Slot Arrays Antenna with Substrate Integrated Waveguides
A Slot Arrays Antenna with Substrate Integrated Waveguides (SIW), is designed by placing two rows of metalized holes in a dielectric substrate, where, 𝑑 = holes diameters, 𝑏 = space between them and the 𝑤 = spacing between the rows are the physical parameters required for the design of the guide. A SIW guide can be modeled using a classic rectangular waveguide, so all design procedures and developed the theoretical basis for rectangular guides are directly applicable to SIW guides (Deslandes & Wu, 2006). The parameters are shown in table 4.
4.1 Slot antennas design
Given the geometry of SIW guides, the slots are placed in the wide face of the guide and parallel to the axis of symmetry. The slots have been shifted an 𝑢 distance from the axis so that cut the current lines of the fundamental mode and to radiate too; this distance allows to control the power level radiated by the slot.
For the design, 5 resonant array with axial feed are used, so the end of the guide is shorted and the last slot will be at a 𝜆/4 short distance. The other slots are separated 𝜆/2 distance between them, and they are located alternately with respect to the longitudinal axis to compensate for the 18 0 ∘ phase produced by the standing wave generated inside the guide.
In table 5 are shown the initial values of the group of slots obtained through (Johnson & Jasik, 1984; Farrall & Young, 2004), in figure 12a the linear array are represented of slot with SIW guide used for simulations, in figure 12b are describe a comparison of S parameter of rectangular guide and SIW guide array.

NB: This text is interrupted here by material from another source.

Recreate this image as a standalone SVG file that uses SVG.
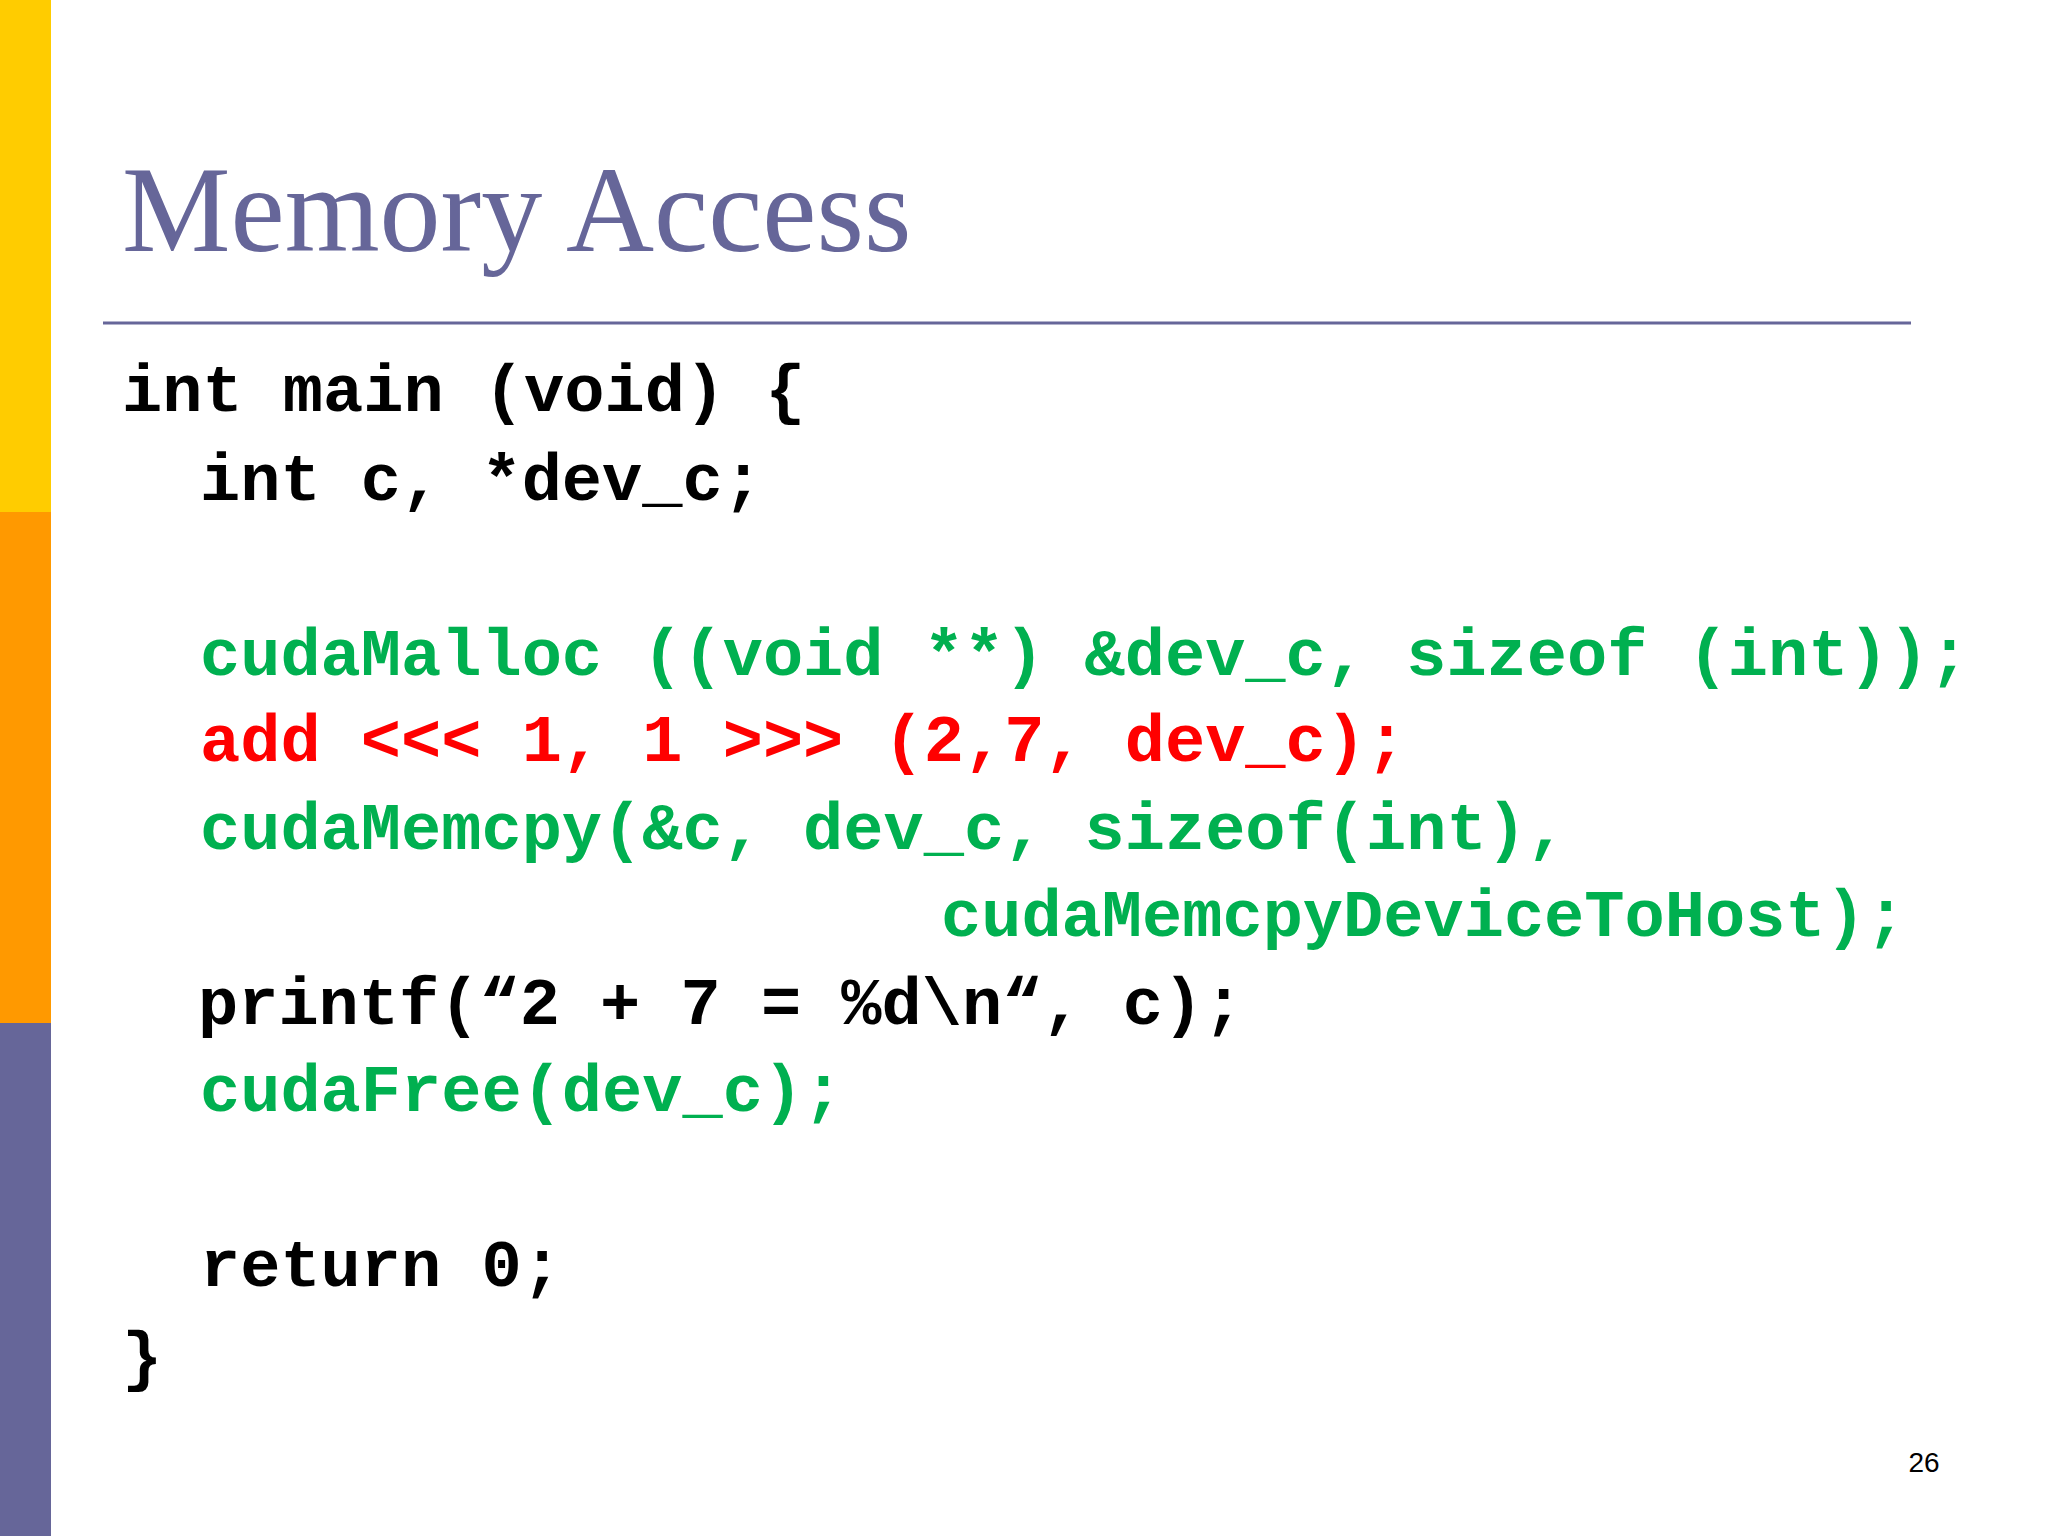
<svg xmlns="http://www.w3.org/2000/svg" width="2048" height="1536" viewBox="0 0 2048 1536">
<style>
.c{font-family:"Liberation Mono","Courier New",monospace;font-weight:bold;font-size:67px;white-space:pre}
.k{fill:#000}.g{fill:#00b050}.r{fill:#ff0000}
</style>
<rect width="2048" height="1536" fill="#fff"/>
<g id="sidebar">
<rect x="0" y="0" width="51" height="512" fill="#ffcc00"/>
<rect x="0" y="512" width="51" height="511" fill="#ff9900"/>
<rect x="0" y="1023" width="51" height="513" fill="#666699"/>
</g>
<g id="title">
<text x="122" y="251" font-family="Liberation Serif,serif" font-size="122" fill="#666699">Memory Access</text>
<line x1="103" y1="323" x2="1911" y2="323" stroke="#666699" stroke-width="3"/>
</g>
<g id="code">
<text class="c k" x="122" y="411">int main (void) {</text>
<text class="c k" x="200" y="500">int c, *dev_c;</text>
<text class="c g" x="200" y="675">cudaMalloc ((void **) &amp;dev_c, sizeof (int));</text>
<text class="c r" x="200" y="761">add &lt;&lt;&lt; 1, 1 &gt;&gt;&gt; (2,7, dev_c);</text>
<text class="c g" x="200" y="849">cudaMemcpy(&amp;c, dev_c, sizeof(int),</text>
<text class="c g" x="941" y="936">cudaMemcpyDeviceToHost);</text>
<text class="c k" x="198" y="1024">printf(“2 + 7 = %d\n“, c);</text>
<text class="c g" x="200" y="1111">cudaFree(dev_c);</text>
<text class="c k" x="200" y="1286">return 0;</text>
<text class="c k" x="122" y="1378">}</text>
</g>
<text x="1924" y="1472" font-family="Liberation Sans,Arial,sans-serif" font-size="28" text-anchor="middle" fill="#000">26</text>
</svg>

In order to implement the antenna, it is necessary to design a transition between microstrip lines (2 different layers) for obtaining a good bandwidth and also easy to build, in figure 13a is shown the proposed prototype with Rotman Lens, figure 13b shows a prototype with SIW guide, besides in figure 14 are shown the measured radiation patterns of multibeam antenna prototype.
Conclusion
Thanks to the design and simulation of the elements of a Butler matrix as hybrid couplers, cross couplers and phase shifters, we achieved obtaining a new model to create a forming network beam, which can serve for antenna array used in applications WiFi. The developed model has the same properties and characteristics of a conventional Butler matrix, furthermore, it has succeeded reducing size up to 7.8cm x 7 cm; these dimensions represent only the 40% of a conventional design.
It was possible to design a beam forming network using a Rotman lens for a frequency of 5.8 GHz, this design could be performed through two types: based on conventional port and SIW guide ports, these results has been demonstrated through experimental procedures.